A 33%, not 15%, Capital Gains Tax

Joe Ascroft from the Taxpayers Union writes:

The working group is expected to recommend that the capital gains tax simply extends the current income tax regime; capital gains will be treated as income, so the tax rate will be the income-earner’s marginal tax rate.
Given how low our top tax-rate kicks in at $70,000 per year, the vast majority of income earners paying capital gains tax will therefore pay 33 per cent tax on any capital gains.
This is an extraordinarily high capital gains tax rate. In 2011 and 2014, the Labour Party campaigned on a capital gains tax with a rate of 15 per cent – and arguably lost both elections on the policy’s unpopularity.
Now the working group is literally doubling-down with a tax rate more than twice that of those proposals.

And people will pay that 33% tax on nominal, not real gains. If your asset merely increases in line with inflation, you’ll still get taxed 33% on it. Basically the higher inflation is, the more tax you pay.

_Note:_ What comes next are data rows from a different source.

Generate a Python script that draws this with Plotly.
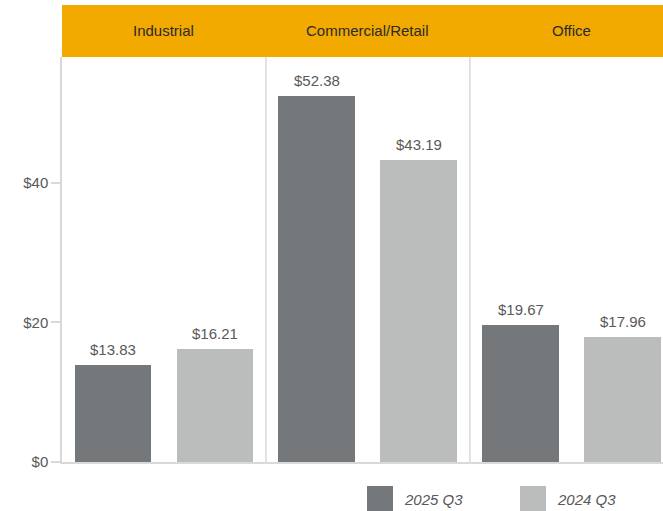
import plotly.graph_objects as go

categories = ["Industrial", "Commercial/Retail", "Office"]
series_names = ["2025 Q3", "2024 Q3"]
values_2025 = [13.83, 52.38, 19.67]
values_2024 = [16.21, 43.19, 17.96]
y_ticks = [0, 20, 40]
y_tick_labels = ["$0", "$20", "$40"]

colors = ["#75787b", "#bbbcbc"]
ORANGE = "#f2a900"
GRID = "#d9d9d9"
TXT = "#595959"
FONT = "Liberation Sans, Arial, sans-serif"

W, H = 663, 511
ML, MR, MT, MB = 62, 0, 57, 49
plot_w = W - ML - MR
plot_h = H - MT - MB

xs = list(range(len(categories)))
offset = 0.25
bar_w = 0.377

fig = go.Figure()
annotations = []
for k, (name, vals) in enumerate(zip(series_names, [values_2025, values_2024])):
    sign = -1 if k == 0 else 1
    bx = [x + sign * offset for x in xs]
    fig.add_trace(go.Bar(
        x=bx,
        y=vals,
        width=bar_w,
        name=name,
        marker=dict(color=colors[k], line=dict(width=0)),
        showlegend=False,
        hovertemplate="%{y:$.2f}<extra>" + name + "</extra>",
    ))
    for x, v in zip(bx, vals):
        annotations.append(dict(x=x, y=v, xref="x", yref="y", text=f"${v:.2f}",
                                showarrow=False, xanchor="center", yanchor="bottom",
                                yshift=5, font=dict(family=FONT, size=15, color=TXT)))

shapes = []
# header band
hdr_h = 52 / plot_h
shapes.append(dict(type="rect", xref="paper", yref="paper", x0=0, x1=1,
                   y0=1, y1=1 + hdr_h, fillcolor=ORANGE, line=dict(width=0), layer="below"))
for i, c in enumerate(categories):
    annotations.append(dict(x=i, y=1 + hdr_h / 2, xref="x", yref="paper", text=c,
                            showarrow=False, xanchor="center", yanchor="middle",
                            font=dict(family=FONT, size=15, color="#2b2b2b")))
# panel dividers
for i in range(len(categories) - 1):
    shapes.append(dict(type="line", xref="x", yref="paper", x0=i + 0.5, x1=i + 0.5,
                       y0=0, y1=1, line=dict(color=GRID, width=1.5), layer="below"))

# manual legend
sq = 26
leg_x = [367, 520]
base = H - MB
for k, name in enumerate(series_names):
    x0 = (leg_x[k] - ML) / plot_w
    x1 = (leg_x[k] + sq - ML) / plot_w
    y0 = -(486 - base) / plot_h
    y1 = -(512 - base) / plot_h
    shapes.append(dict(type="rect", xref="paper", yref="paper", x0=x0, x1=x1,
                       y0=y0, y1=y1, fillcolor=colors[k], line=dict(width=0)))
    annotations.append(dict(x=(leg_x[k] + sq + 9 - ML) / plot_w, y=-(499 - base) / plot_h,
                            xref="paper", yref="paper", text=f"<i>{name}</i>",
                            showarrow=False, xanchor="left", yanchor="middle",
                            font=dict(family=FONT, size=15, color=TXT)))

fig.update_layout(
    width=W, height=H,
    margin=dict(l=ML, r=MR, t=MT, b=MB, pad=0),
    paper_bgcolor="white", plot_bgcolor="white",
    shapes=shapes, annotations=annotations,
    bargap=0,
    xaxis=dict(range=[-0.5, 2.447], showgrid=False, zeroline=False, showticklabels=False,
               ticks="", showline=True, linecolor=GRID, linewidth=1.5, fixedrange=True),
    yaxis=dict(range=[0, 58], tickvals=y_ticks, ticktext=y_tick_labels, showgrid=False,
               zeroline=False, showline=True, linecolor=GRID, linewidth=1.5,
               ticks="outside", ticklen=9, tickcolor=GRID, tickwidth=1.5,
               tickfont=dict(family=FONT, size=15, color=TXT)),
    font=dict(family=FONT),
)

fig.write_html(
    "out.html",
    config={"displayModeBar": False},
    post_script="document.body.style.margin='0';document.body.style.padding='0';"
                "document.body.style.overflow='hidden';",
)
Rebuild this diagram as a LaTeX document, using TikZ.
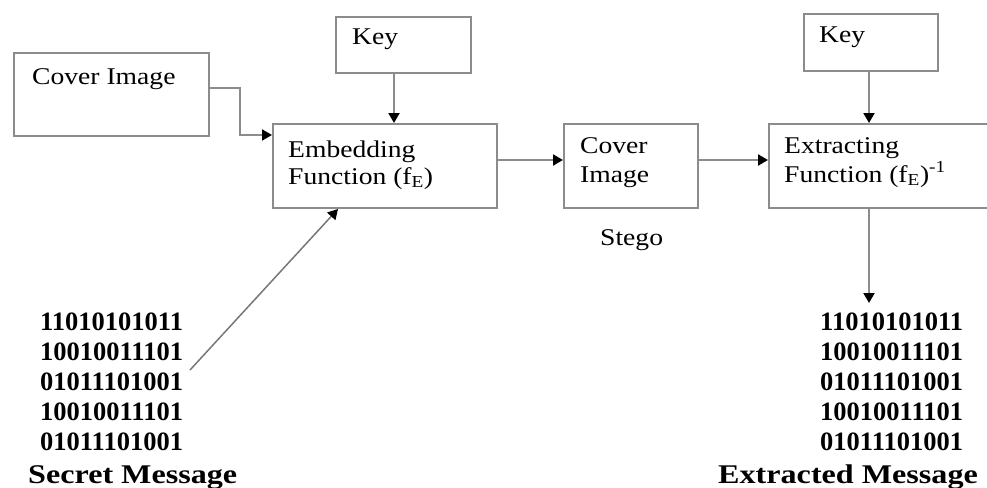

In Australia, for example, long-term capital gains (capital gains on assets held for longer than a year) receive a 50 per cent discount – so taxpayers pay half their marginal tax rate on any capital gains.
The result is that their top capital gains tax rate on assets held for longer than a year is 22.5 per cent – approximately a third lower than our proposed 33 per cent rate.
Canada has a similar policy of only half-taxing capital gains. While the United Kingdom and the United States don’t apply a discount multiplier to capital gains, they simply pay less tax on capital gains compared to regular income.
The top tax rate in the United Kingdom is 45 per cent, but taxpayers only pay 28 per cent on capital gains from property, and 20 per cent on capital gains from all other assets.
Taxpayers in Britain also receive a capital gains allowance; they only pay tax on capital gains exceeding approximately $22,000.
In the United States, the top capital gains tax rate is 20 per cent – and that only kicks in if you earn more than $625,000 per year. If you earn less than that, you’d probably pay 15 per cent – less than half the Tax Working Group’s proposal.
Why do each of these countries tax capital gains at a reduced rate?
They acknowledge the risk to investment posed by a punitive tax on capital. More investment in small businesses, new farm equipment, larger buildings and innovative technology is the pathway to stronger economic growth and higher wages.

So is Labour going to try and pass a Capital Gains Tax that would be possibly the highest in the developed word?